Sunday at Bumbershoot 2008

On the fence for Kathleen Edwards

On the fence for Kathleen Edwards

I came into Bumbershoot Sunday thinking it was a bad lineup. The schedule that had already lost some major acts and didn’t seem to have any theme or reason to it. And the evening headliner was… Stone Temple Pilots? Who were big when I was in college? What, Bumbershoot is trying to cash in on Gen X nostalgia now? Can we look forward to the Tiffany/NKOTB stadium show next year?

But then came the Saturday Knights and the Black Keys. The Saturday Knights, as mentioned earlier, were last minute filler for the green stage. And they absolutely killed. It’s been a long time since I’d seen a hip-hop group who were actually into having fun and getting the crowd pogoing. And they pogoed. So did the photographers in the front pit (which was kinda funny to watch with their big rigs bounding and them slamming into each other). Tilson and Barfly trading rhymes, DJ Suspence managing two turntables and a bunch of instruments, and a live band — with a horn section! A horn section! Samantha has been trumpeting these guys for years now, and Samantha was right. (There you go, dear, now you can print it out and pull it out any time you feel otherwise.)

The Black Keys, meanwhile, I’d never really gotten into live, because they were just a wall of cacophony in small clubs. But, lo and behold, they’re a stadium band. And they were big, loud, and incredible, especially considering they were still just a duo with a fuzzbox. Funny, too, that it drew what looked like a jam band crowd (ballcaps and beach balls everywhere) even though I’ve never seen them as a jam band. Of course, they could have been there for Stone Temple Pilots.

Other things:

  • The highest concentration of Metbloggers at any one show yesterday turned out to be Kathleen Edwards’ mural stage set. Considering the highly disparate tastes in music among the group, that was a bit of a shock. But she’s still adorable in her Canadian ways.
  • I caught the first part of Sound Of Young America Live, which apparently was the least packed of all the comedy shows, all of which were increasingly hard to get into during the day.
  • The music was one attraction, but there were big crowds not only for the half-pipe but for the Guitar Hero booth and KISW’s booth with Guitar Hero.
  • Ravens and Chimes are listed as a band that formed at NYU. And it was obvious, though they were adorable and didn’t show a lot of elitist school cred onstage, just in their lyrics.
  • My last show of the night was Tapes ‘n Tapes, and they sounded like… Tapes ‘n Tapes. They were good, but unfortunately, some of these alterna-bands the kids are into nowadays are starting to blend together. You see one drummer in Oxford shirt and 50s dad glasses, you’ve seen them all.
  • I didn’t catch a lot of Final Fantasy, but that was an interesting crowd. Old, young, people sitting on blankets like it was a picnic spread, people passing the hash pipe, looking extremely serious and thoughtful the entire time. Owen Pallett’s music is serious and thoughtful, of course, but in a day filled with hard blues, pogoing hip-hop, and slightly dramatic and twee college pop, it was a surprise to see it. But that’s the thing about Bumbershoot, isn’t it? All kinds of music for all kinds of people.

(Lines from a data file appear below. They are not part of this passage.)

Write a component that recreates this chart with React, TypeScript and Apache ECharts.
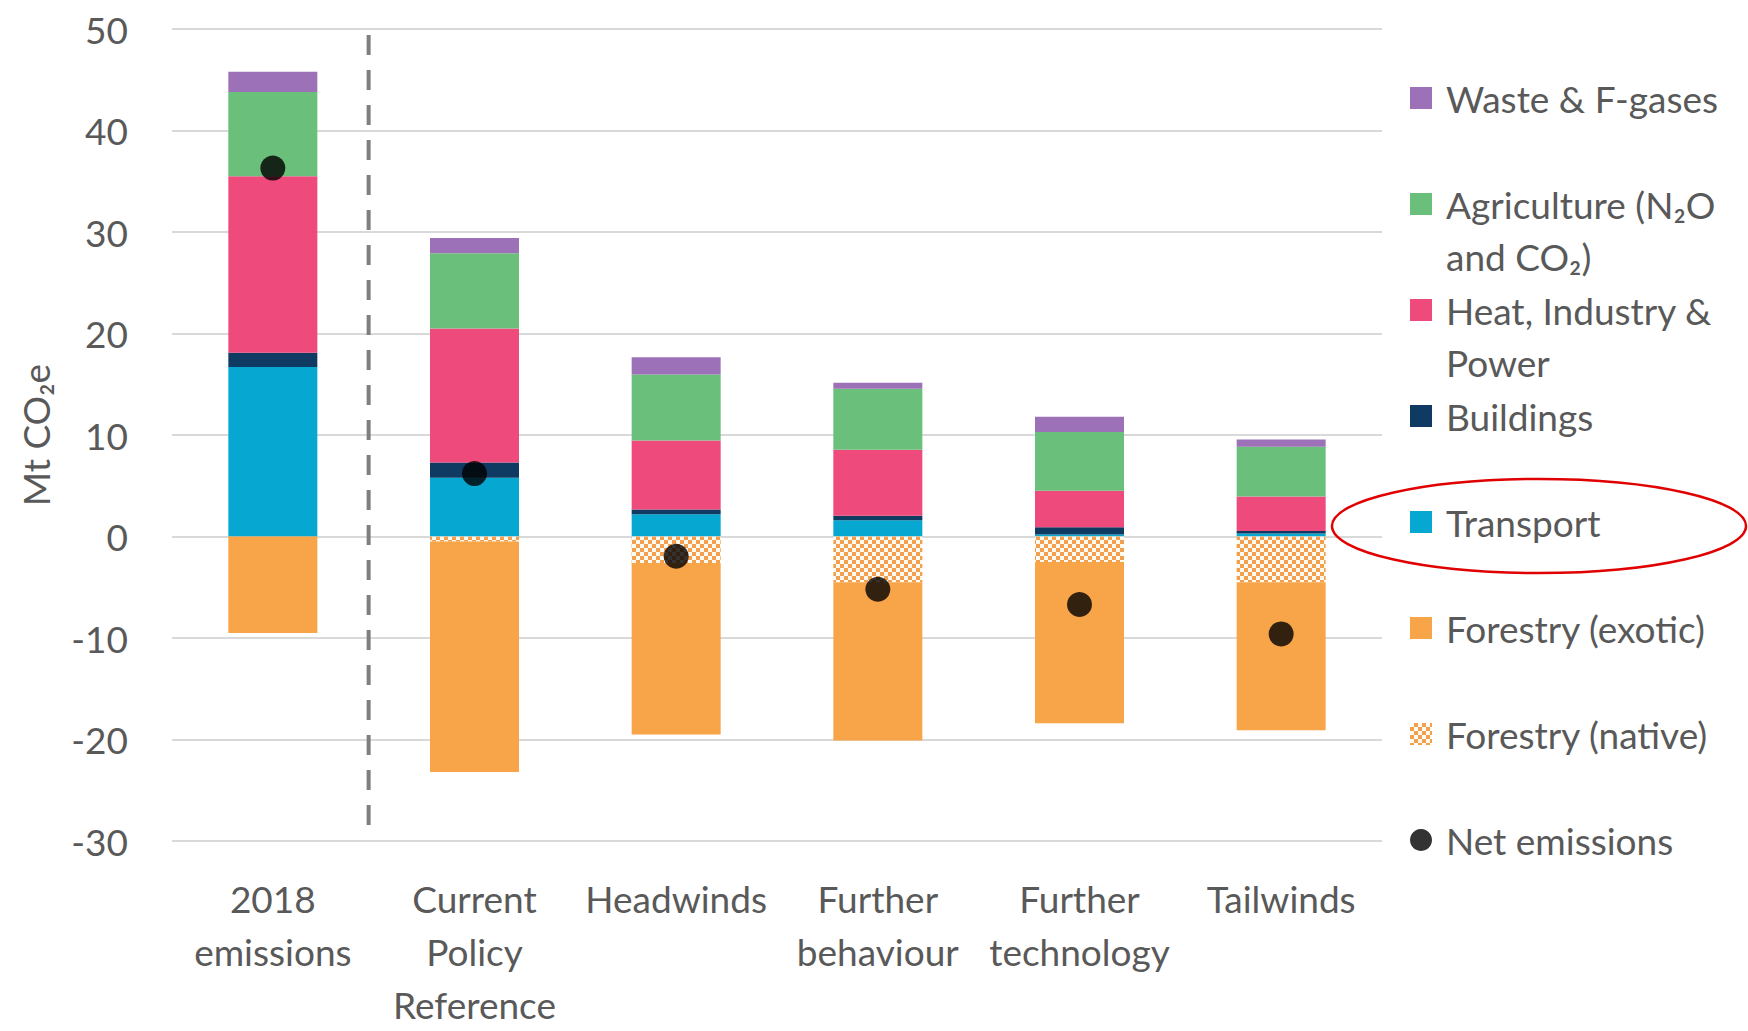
import React, { useEffect, useRef } from 'react';
import * as echarts from 'echarts';

const categories = [
  '2018\nemissions',
  'Current\nPolicy\nReference',
  'Headwinds',
  'Further\nbehaviour',
  'Further\ntechnology',
  'Tailwinds',
];
const transport = [16.7, 5.8, 2.2, 1.6, 0.2, 0.3];
const buildings = [1.4, 1.5, 0.45, 0.45, 0.7, 0.25];
const heat = [17.4, 13.2, 6.8, 6.5, 3.6, 3.4];
const agriculture = [8.3, 7.4, 6.5, 6.0, 5.8, 4.9];
const waste = [2.0, 1.5, 1.7, 0.6, 1.5, 0.7];
const forestryNative = [0, -0.5, -2.6, -4.5, -2.5, -4.5];
const forestryExotic = [-9.5, -22.7, -16.9, -15.6, -15.9, -14.6];
const netEmissions = [36.3, 6.2, -1.95, -5.2, -6.7, -9.6];

const yMin = -30;
const yMax = 50;
const yInterval = 10;

const names = {
  waste: 'Waste & F-gases',
  agri: 'Agriculture (N₂O and CO₂)',
  heat: 'Heat, Industry & Power',
  buildings: 'Buildings',
  transport: 'Transport',
  exotic: 'Forestry (exotic)',
  native: 'Forestry (native)',
  net: 'Net emissions',
};
const legendFirstLine: Record<string, string> = {
  [names.agri]: 'Agriculture (N₂O',
  [names.heat]: 'Heat, Industry &',
};
const legendSecondLine = [
  { text: 'and CO₂)', after: names.agri },
  { text: 'Power', after: names.heat },
];

const FONT = 'Lato';
const TXT = '#595959';
const FS = 37;

export default function App() {
  const ref = useRef<HTMLDivElement>(null);
  useEffect(() => {
    document.body.style.margin = '0';
    const chart = echarts.init(ref.current!, null, { renderer: 'svg' });
    const barBase = { type: 'bar', stack: 'total', barWidth: 89 } as any;
    chart.setOption({
      animation: false,
      backgroundColor: '#ffffff',
      textStyle: { fontFamily: FONT },
      grid: { left: 172, right: 366, top: 29, bottom: 180, containLabel: false },
      legend: {
        orient: 'vertical',
        left: 1410,
        top: 78,
        padding: 0,
        itemWidth: 22,
        itemHeight: 22,
        itemGap: 66,
        selectedMode: false,
        data: [
          { name: names.waste, icon: 'rect' },
          { name: names.agri, icon: 'rect' },
          { name: names.heat, icon: 'rect' },
          { name: names.buildings, icon: 'rect' },
          { name: names.transport, icon: 'rect' },
          { name: names.exotic, icon: 'rect' },
          { name: names.native, icon: 'rect' },
          { name: names.net, icon: 'circle' },
        ],
        formatter: (n: string) => legendFirstLine[n] || n,
        textStyle: { fontFamily: FONT, fontSize: FS, color: TXT, lineHeight: 40, padding: [0, 0, 0, 9] },
      },
      xAxis: {
        type: 'category',
        data: categories,
        axisLine: { show: false, onZero: false },
        axisTick: { show: false },
        axisLabel: {
          interval: 0,
          margin: 31,
          fontFamily: FONT,
          fontSize: FS,
          color: TXT,
          lineHeight: 53,
        },
      },
      yAxis: {
        type: 'value',
        min: yMin,
        max: yMax,
        interval: yInterval,
        name: 'Mt CO₂e',
        nameLocation: 'middle',
        nameGap: 118,
        nameTextStyle: { fontFamily: FONT, fontSize: FS, color: TXT },
        axisLine: { show: false },
        axisTick: { show: false },
        axisLabel: { margin: 44, fontFamily: FONT, fontSize: FS, color: TXT },
        splitLine: { lineStyle: { color: '#d9d9d9', width: 2 } },
      },
      series: [
        { ...barBase, name: names.transport, data: transport, itemStyle: { color: '#06a8d2' } },
        { ...barBase, name: names.buildings, data: buildings, itemStyle: { color: '#0f3a62' } },
        { ...barBase, name: names.heat, data: heat, itemStyle: { color: '#ee4a7c' } },
        { ...barBase, name: names.agri, data: agriculture, itemStyle: { color: '#6abf7b' } },
        { ...barBase, name: names.waste, data: waste, itemStyle: { color: '#9c71b7' } },
        {
          ...barBase,
          name: names.native,
          data: forestryNative,
          itemStyle: {
            color: '#fffaf0',
            decal: {
              symbol: 'rect',
              symbolSize: 1,
              color: '#f2a050',
              dashArrayX: [[4, 4], [0, 4, 4, 0]],
              dashArrayY: [4, 0],
              rotation: 0,
            },
          },
        },
        { ...barBase, name: names.exotic, data: forestryExotic, itemStyle: { color: '#f8a448' } },
        {
          type: 'scatter',
          name: names.net,
          data: netEmissions,
          symbol: 'circle',
          symbolSize: 25,
          z: 10,
          itemStyle: { color: '#000000' },
        },
      ],
    });

    const x0 = chart.convertToPixel({ xAxisIndex: 0 }, 0) as number;
    const x1 = chart.convertToPixel({ xAxisIndex: 0 }, 1) as number;
    const sepX = x0 + (x1 - x0) * 0.475;
    const sepTop = chart.convertToPixel({ yAxisIndex: 0 }, 49.4) as number;
    const sepBot = chart.convertToPixel({ yAxisIndex: 0 }, -29.3) as number;

    chart.setOption({
      graphic: [
        {
          id: 'sep',
          type: 'line',
          z: 5,
          shape: { x1: sepX, y1: sepTop, x2: sepX, y2: sepBot },
          style: { stroke: '#7f7f7f', lineWidth: 4, lineDash: [20, 15] },
        },
        {
          id: 'l2a',
          type: 'text',
          left: 1446,
          top: 256 - 20,
          style: { text: legendSecondLine[0].text, font: `${FS}px ${FONT}`, fill: TXT, lineHeight: 40 },
        },
        {
          id: 'l2b',
          type: 'text',
          left: 1446,
          top: 362 - 20,
          style: { text: legendSecondLine[1].text, font: `${FS}px ${FONT}`, fill: TXT, lineHeight: 40 },
        },
        {
          id: 'ring',
          type: 'ellipse',
          z: 20,
          shape: { cx: 1539, cy: 526, rx: 207, ry: 47 },
          style: { fill: 'none', stroke: '#e00000', lineWidth: 2.5 },
        },
      ],
    });

    return () => chart.dispose();
  }, []);
  return <div ref={ref} style={{ width: 1748, height: 1031 }} />;
}
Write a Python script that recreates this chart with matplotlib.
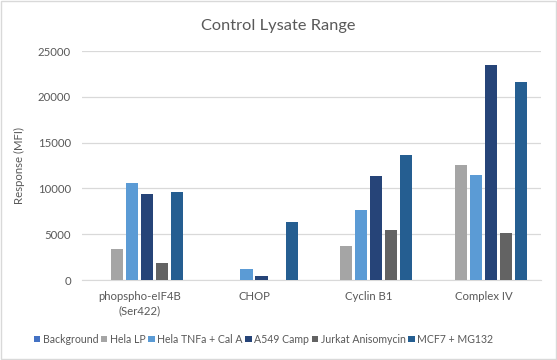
import numpy as np
import matplotlib.pyplot as plt
from matplotlib.patches import Rectangle

plt.rcParams['font.family'] = ['Lato', 'DejaVu Sans']

categories = ['phopspho-eIF4B\n(Ser422)', 'CHOP', 'Cyclin B1', 'Complex IV']
series = ['Background', 'Hela LP', 'Hela TNFa + Cal A', 'A549 Camp',
          'Jurkat Anisomycin', 'MCF7 + MG132']
background = [0, 0, 0, 0]
hela_lp = [3400, 0, 3700, 12550]
hela_tnfa = [10600, 1200, 7700, 11450]
a549 = [9450, 450, 11350, 23450]
jurkat = [1900, 0, 5500, 5150]
mcf7 = [9650, 6300, 13700, 21650]
colors = ['#4472C4', '#A5A5A5', '#5B9BD5', '#264478', '#636363', '#255E91']

values = [background, hela_lp, hela_tnfa, a549, jurkat, mcf7]

fig = plt.figure(figsize=(5.57, 3.6), dpi=100)
ax = fig.add_axes([0.147, 0.222, 0.824, 0.636])

x = np.arange(len(categories))
step = 0.131
for i, (name, vals) in enumerate(zip(series, values)):
    ax.bar(x + (i - 2.5) * step, vals, width=0.105, color=colors[i], label=name, zorder=3)

ax.set_xlim(-0.5, 3.5)
ax.set_ylim(0, 25000)
ax.set_yticks(range(0, 25001, 5000))
ax.set_xticks(x)
ax.set_xticklabels(categories, linespacing=1.3)
ax.grid(axis='y', color='#D9D9D9', linewidth=0.9, zorder=0)
for s in ['top', 'right', 'left']:
    ax.spines[s].set_visible(False)
ax.spines['bottom'].set_color('#D9D9D9')
ax.tick_params(axis='both', length=0, labelsize=8.2, colors='#595959', pad=8)
ax.set_ylabel('Response (MFI)', fontsize=8.2, color='#595959', labelpad=9)
fig.text(0.5, 0.927, 'Control Lysate Range', ha='center', va='center',
         fontsize=11.8, color='#595959')

fig.legend(loc='center', bbox_to_anchor=(0.473, 0.058), ncol=6, frameon=False,
           fontsize=7.6, handlelength=0.6, handleheight=0.6, handletextpad=0.25,
           columnspacing=0.25, borderpad=0.1, labelcolor='#595959')

fig.patches.append(Rectangle((0.002, 0.003), 0.996, 0.994, transform=fig.transFigure,
                             fill=False, edgecolor='#D9D9D9', linewidth=1))

fig.savefig('out.png', dpi=100)
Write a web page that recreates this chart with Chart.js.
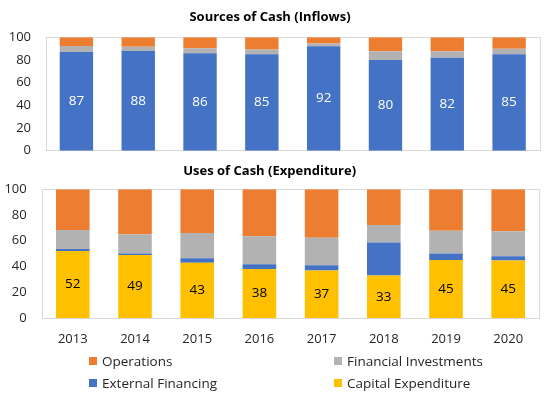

And memo to the guys smoking weed on Mercer yesterday evening: Yes, it’s a low priority for the cops to bust you, and yes, this is a 420-friendly town, but honestly, walking down a busy street crowded with pedestrians and openly toking? That’s a little gauche.

And by the time you’d made into the Center, stood in line for Stone Temple Pilots, picked up your great seats, and been happy in your bakedness… you’d be hungry. And you’d have to find food vendors. Which are all outside the stadium. Meaning you just lost your place on the stadium floor. Think before you get high next time, people.

2 Comments so far

  1. josh on September 2nd, 2008 @ 12:49 am

    you’re right about the lineup. going in, I was not very excited about it but I managed to spend the whole day running around seeing stuff and being more than pleasantly surprised at most of it.

  2. jameson on September 2nd, 2008 @ 8:52 am

    Being high on the floor is more important than eating.